Supreme Court dismisses Prop 8 case and marriage equality returns to California

Washington, D.C. The United States Supreme Court dismissed with a 5-4 ruling the State of California case concerning Proposition 8, which means same-sex marriages can resume in the Golden State.

The ruling was released on June 26.

Same-sex couples were able to marry in California in 2008 after the State Supreme Court ruled that prohibiting marriage equality was unconstitutional. In November of that year, voters passed Proposition 8, which blocked gay couples from marrying.

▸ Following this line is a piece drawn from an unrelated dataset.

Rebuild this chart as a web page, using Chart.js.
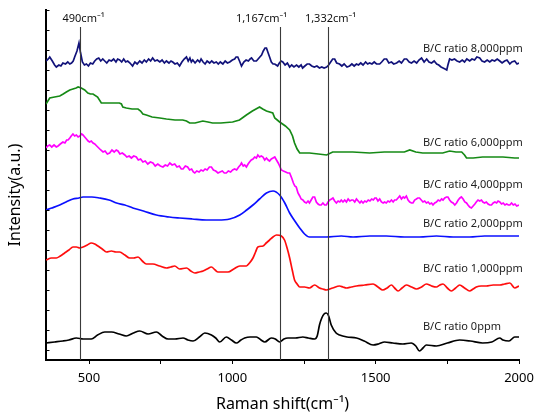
<!DOCTYPE html>
<html>
<head>
<meta charset="utf-8">
<script src="https://cdn.jsdelivr.net/npm/chart.js@4.4.1/dist/chart.umd.min.js"></script>
<style>
html,body{margin:0;padding:0;background:#fff;}
#wrap{width:534px;height:415px;position:relative;}
</style>
</head>
<body>
<div id="wrap"><canvas id="c" width="534" height="415"></canvas></div>
<script>
// ---- data (Raman shift in cm-1, intensity in arbitrary offset units) ----
const xTicks = [500, 750, 1000, 1250, 1500, 1750, 2000];
const yTicks = [10,30,50,70,90,110,130,150,170,190,210,230,250,270,290,310,330,350];

const peakPositions = [468, 1167, 1332];
const peakLabels = ['490cm⁻¹', '1,167cm⁻¹', '1,332cm⁻¹'];

const seriesNames = ['B/C ratio 8,000ppm','B/C ratio 6,000ppm','B/C ratio 4,000ppm','B/C ratio 2,000ppm','B/C ratio 1,000ppm','B/C ratio 0ppm'];
const seriesLabelY = [311, 217, 175, 136, 91, 33];

const x8000 = [350,358,363,372,380,386,395,402,409,418,426,433,439,445,450,458,465,470,477,484,491,498,505,513,520,527,534,541,548,555,562,570,578,586,594,600,607,614,621,628,635,643,652,660,668,677,685,693,700,708,715,722,730,738,747,755,763,770,779,786,792,800,808,816,824,832,840,846,852,857,862,870,879,886,891,898,905,912,921,928,936,944,951,958,967,975,983,991,1000,1008,1013,1019,1025,1032,1040,1048,1056,1062,1067,1075,1084,1090,1096,1102,1108,1114,1119,1125,1130,1136,1142,1148,1153,1158,1164,1170,1176,1184,1192,1200,1207,1215,1224,1232,1240,1245,1253,1261,1269,1277,1286,1295,1304,1312,1320,1329,1336,1343,1350,1357,1364,1374,1382,1390,1400,1409,1417,1425,1433,1440,1448,1456,1465,1472,1479,1487,1495,1503,1514,1521,1530,1538,1546,1555,1563,1573,1582,1590,1600,1608,1617,1625,1634,1643,1651,1660,1669,1678,1686,1695,1704,1713,1720,1728,1735,1742,1748,1752,1758,1766,1775,1784,1793,1802,1810,1818,1828,1836,1845,1853,1863,1871,1880,1889,1898,1906,1915,1924,1933,1941,1950,1958,1968,1975,1985,1993,2000];
const y8000 = [299,301,303,299,295,293,295,294,297,296,298,296,297,299,303,309,317,308,298,295,296,294,297,296,299,301,302,299,301,299,297,300,299,301,298,301,300,298,301,298,299,297,294,298,296,299,297,300,298,301,299,302,299,300,298,300,297,299,297,299,298,296,297,294,298,301,303,299,302,298,300,297,300,298,301,298,296,299,297,299,297,298,296,298,296,299,297,298,300,301,303,303,299,294,298,300,299,301,302,299,299,301,303,305,309,312,312,307,303,298,296,296,295,294,297,299,298,295,297,293,295,293,295,293,295,292,294,296,296,294,293,294,292,293,292,293,295,298,301,301,297,296,294,296,293,294,296,294,296,295,297,295,298,296,297,296,298,296,296,298,301,301,297,298,296,297,299,297,301,301,298,297,299,297,300,302,298,301,298,297,299,296,295,293,292,291,290,295,301,300,301,299,298,300,298,301,299,301,300,303,302,299,298,300,298,300,299,301,299,297,299,300,296,298,299,296,297];

const x6000 = [350,363,380,398,410,421,433,444,455,462,473,485,496,505,514,530,543,560,584,606,613,618,630,650,671,680,688,700,720,747,770,800,827,840,851,870,897,915,931,960,1001,1025,1049,1070,1095,1106,1119,1141,1148,1165,1185,1200,1210,1217,1226,1235,1269,1300,1329,1350,1380,1420,1479,1530,1573,1600,1619,1640,1664,1700,1734,1758,1780,1800,1810,1817,1840,1873,1910,1944,1985,2000];
const y6000 = [256,262,263,264,266,268,270,271,272,273,272,270,267,266,266,263,257,257,257,257,256,253,252,251,251,249,246,245,243,242,241,240,240,239,237,237,239,238,237,237,238,240,245,249,253,251,249,247,242,238,234,230,224,217,211,207,207,206,205,208,208,208,207,208,208,208,210,208,207,207,207,209,208,208,205,202,202,203,203,203,202,202];

const x4000 = [350,356,363,370,378,386,392,400,409,416,422,427,433,438,444,450,456,462,468,474,479,485,491,497,502,508,514,520,527,534,541,549,556,564,572,580,588,595,601,608,616,625,632,640,648,656,665,672,680,688,696,705,714,723,731,740,749,758,766,774,782,790,799,807,815,822,828,836,844,851,858,864,869,876,884,891,898,905,912,920,927,934,942,950,957,965,972,979,986,994,1001,1008,1015,1022,1028,1032,1038,1043,1049,1055,1060,1066,1072,1078,1084,1089,1095,1101,1107,1113,1119,1125,1130,1136,1142,1148,1154,1160,1165,1171,1178,1186,1193,1200,1207,1213,1218,1223,1229,1235,1240,1246,1252,1258,1264,1269,1275,1281,1287,1293,1299,1304,1310,1316,1322,1328,1334,1340,1346,1351,1357,1363,1369,1375,1380,1386,1392,1398,1404,1410,1416,1421,1427,1433,1439,1445,1450,1456,1462,1468,1474,1480,1486,1492,1497,1502,1508,1514,1520,1526,1531,1537,1543,1549,1555,1561,1566,1572,1578,1584,1590,1596,1601,1607,1613,1619,1625,1630,1636,1642,1647,1653,1659,1665,1671,1677,1683,1689,1695,1700,1706,1712,1718,1724,1730,1735,1741,1747,1752,1758,1764,1770,1776,1782,1788,1794,1799,1805,1811,1817,1822,1828,1834,1840,1846,1851,1857,1863,1869,1874,1880,1886,1892,1898,1904,1910,1916,1922,1927,1933,1939,1945,1951,1957,1963,1968,1974,1980,1986,1992,2000];
const y4000 = [212,214,215,213,215,213,214,216,218,217,220,220,222,224,226,224,225,223,224,226,225,223,221,219,218,219,217,216,214,212,210,208,209,206,207,210,208,210,209,206,207,205,203,204,202,204,203,200,201,198,199,196,198,197,194,196,194,193,195,194,197,195,196,193,194,191,191,194,193,190,191,188,187,189,188,190,189,191,190,193,193,190,189,187,188,189,187,187,189,188,190,191,190,193,195,197,194,195,193,196,198,200,201,203,202,205,203,204,203,200,202,200,199,201,202,203,200,197,194,190,189,188,187,187,182,177,174,173,167,164,161,160,158,157,159,157,160,163,163,158,156,155,155,157,155,155,158,160,161,162,159,157,159,158,160,158,160,158,161,159,160,160,158,161,159,157,159,157,159,158,160,159,161,160,162,162,159,161,158,157,158,157,159,158,160,158,160,160,162,164,161,163,162,164,160,158,157,157,160,161,162,162,160,158,159,157,158,156,157,155,157,158,160,159,161,160,162,163,163,160,158,157,155,157,160,162,163,161,158,157,155,153,152,154,156,158,160,159,160,158,157,158,156,155,155,157,158,157,159,158,156,157,155,156,155,155,157,155,156,154,155];

const x2000 = [350,370,398,420,444,465,479,510,537,570,596,625,653,690,735,780,816,860,909,950,991,1026,1050,1072,1095,1119,1142,1165,1183,1200,1218,1235,1252,1269,1300,1328,1380,1421,1480,1537,1600,1653,1712,1770,1828,1880,1933,1978,2000];
const y2000 = [150,152,155,158,161,162,163,163,162,160,157,155,152,149,145,143,142,141,140,140,141,145,150,155,161,167,169,165,157,147,139,132,126,123,123,123,124,123,124,124,123,123,124,123,123,124,124,124,124];

const x1000 = [350,369,386,400,415,430,444,456,468,479,494,508,520,531,546,561,578,594,607,625,642,656,671,686,700,712,723,746,770,785,799,816,840,855,869,884,898,912,927,940,950,968,985,1005,1026,1049,1060,1072,1081,1089,1107,1118,1130,1142,1154,1171,1182,1191,1200,1209,1217,1226,1235,1252,1269,1287,1304,1316,1328,1350,1374,1386,1398,1415,1433,1462,1491,1508,1525,1540,1555,1566,1578,1592,1607,1625,1642,1660,1677,1695,1712,1724,1735,1750,1764,1779,1793,1810,1828,1840,1851,1868,1886,1910,1933,1950,1968,1985,2000];
const y1000 = [100,102,102,104,107,110,113,113,112,113,115,117,116,114,111,108,109,108,108,105,102,102,103,99,96,96,96,94,92,93,94,91,92,89,87,88,89,91,93,90,88,88,88,91,94,94,97,102,108,113,114,117,120,123,125,124,120,112,102,90,80,76,73,73,72,75,72,71,70,72,74,73,72,73,74,75,76,73,70,72,75,72,69,72,75,73,71,73,76,74,73,75,76,72,69,72,75,72,69,71,73,74,74,75,75,76,77,72,74];

const x0 = [350,380,409,430,456,480,508,530,555,579,605,630,655,677,706,735,755,776,800,828,845,863,885,904,927,942,956,979,997,1014,1030,1043,1062,1084,1100,1113,1136,1150,1165,1180,1194,1220,1246,1265,1287,1296,1304,1312,1320,1328,1336,1345,1362,1374,1400,1433,1460,1491,1510,1531,1560,1595,1624,1640,1653,1665,1677,1712,1750,1793,1830,1873,1905,1933,1944,1965,1985,2000];
const y0 = [17,18,19,20,22,21,21,25,28,28,26,24,27,29,26,28,24,21,21,22,20,19,23,27,25,22,18,23,20,17,20,22,23,23,20,18,22,21,18,21,22,22,23,22,21,24,35,42,46,47,44,35,27,25,23,22,19,15,16,18,17,16,17,14,9,12,15,14,17,20,19,17,18,22,20,19,23,23];

const seriesColors = ['#11127a','#168a16','#ff00ff','#0b10ff','#ff0d0d','#000000'];

// ---- helpers ----
function pts(xs, ys){ return xs.map((v,i)=>({x:v, y:ys[i]})); }

const allX = [x8000,x6000,x4000,x2000,x1000,x0];
const allY = [y8000,y6000,y4000,y2000,y1000,y0];
const tensions = [0, 0, 0, 0.4, 0.4, 0.4];

const datasets = allX.map((xs,i)=>({
  label: seriesNames[i],
  data: pts(xs, allY[i]),
  borderColor: seriesColors[i],
  borderWidth: 1.7,
  pointRadius: 0,
  fill: false,
  tension: tensions[i],
  cubicInterpolationMode: i >= 3 ? 'monotone' : 'default'
}));

const FONT = '"Noto Sans", "DejaVu Sans", sans-serif';

const annot = {
  id: 'annot',
  afterDatasetsDraw(chart){
    const {ctx, chartArea, scales:{x, y}} = chart;
    ctx.save();
    // peak reference lines
    ctx.strokeStyle = '#3a3a3a';
    ctx.lineWidth = 1.1;
    const lineTop = y.getPixelForValue(333);
    const labelDx = [3, -19, 2];
    peakPositions.forEach((p,i)=>{
      const px = Math.round(x.getPixelForValue(p)) + 0.5;
      ctx.beginPath();
      ctx.moveTo(px, lineTop);
      ctx.lineTo(px, chartArea.bottom);
      ctx.stroke();
      ctx.fillStyle = '#111';
      ctx.font = '11px ' + FONT;
      ctx.textAlign = 'center';
      ctx.textBaseline = 'middle';
      ctx.fillText(peakLabels[i], px + labelDx[i], y.getPixelForValue(341));
    });
    // series labels
    ctx.font = '11px ' + FONT;
    ctx.textAlign = 'left';
    ctx.textBaseline = 'middle';
    ctx.fillStyle = '#222';
    seriesNames.forEach((n,i)=>{
      ctx.fillText(n, x.getPixelForValue(1665), y.getPixelForValue(seriesLabelY[i]));
    });
    // inward y ticks
    ctx.strokeStyle = '#000';
    ctx.lineWidth = 1;
    yTicks.forEach(t=>{
      const py = Math.round(y.getPixelForValue(t)) + 0.5;
      ctx.beginPath();
      ctx.moveTo(chartArea.left, py);
      ctx.lineTo(chartArea.left + 3.5, py);
      ctx.stroke();
    });
    // y-axis title
    ctx.translate(15, 195);
    ctx.rotate(-Math.PI/2);
    ctx.textAlign = 'center';
    ctx.textBaseline = 'middle';
    ctx.fillStyle = '#000';
    ctx.font = '16px ' + FONT;
    ctx.fillText('Intensity(a.u.)', 0, 0);
    ctx.restore();
  }
};

new Chart(document.getElementById('c'), {
  type: 'line',
  data: { datasets },
  options: {
    responsive: false,
    animation: false,
    layout: { padding: { left: 0, right: 0, top: 10, bottom: 0 } },
    plugins: { legend: { display: false }, tooltip: { enabled: false } },
    scales: {
      x: {
        type: 'linear',
        min: 350, max: 2000,
        afterBuildTicks(s){ s.ticks = xTicks.map(v=>({value:v})); },
        ticks: {
          autoSkip: false, maxRotation: 0, padding: 6,
          color: '#000',
          font: { size: 13, family: FONT },
          callback: (v)=> (v % 500 === 0 ? String(v) : '')
        },
        grid: { display: true, drawOnChartArea: false, drawTicks: true, tickLength: 4, color: '#000', tickWidth: 1 },
        border: { display: true, color: '#000', width: 2 },
        title: { display: true, text: 'Raman shift(cm⁻¹)', color: '#000', font: { size: 16, family: FONT }, padding: { top: 2, bottom: 1 } },
        afterFit(s){ s.height = 55; s.paddingRight = 15; s.paddingLeft = 0; }
      },
      y: {
        type: 'linear',
        min: 0, max: 350,
        ticks: { display: false },
        grid: { display: false, drawTicks: false },
        border: { display: true, color: '#000', width: 2 },
        afterFit(s){ s.width = 46; }
      }
    }
  },
  plugins: [annot]
});
</script>
</body>
</html>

In the case, Justice John Roberts writes the opinion with Justices Scalia, Ginsberg, Breyer and Kagan ruling in the majority. Justices Kennedy, Alito, Thomas and Sotomayor voted in dissent.

After the two same-sex couples filed their challenge to Proposition 8 in federal court in California, the California government officials who would normally have defended the law in court, declined to do so. So the proponents of Proposition 8 stepped in to defend the law, and the California Supreme Court (in response to a request by the lower court) ruled that they could do so under state law.

But on June 26, 2013, the Supreme Court held that the proponents do not have the legal right to defend the law in court. As a result, it held, the decision by the U.S. Court of Appeals for the Ninth Circuit, the intermediate appellate court, has no legal force, and it sent the case back to that court with instructions for it to dismiss the case.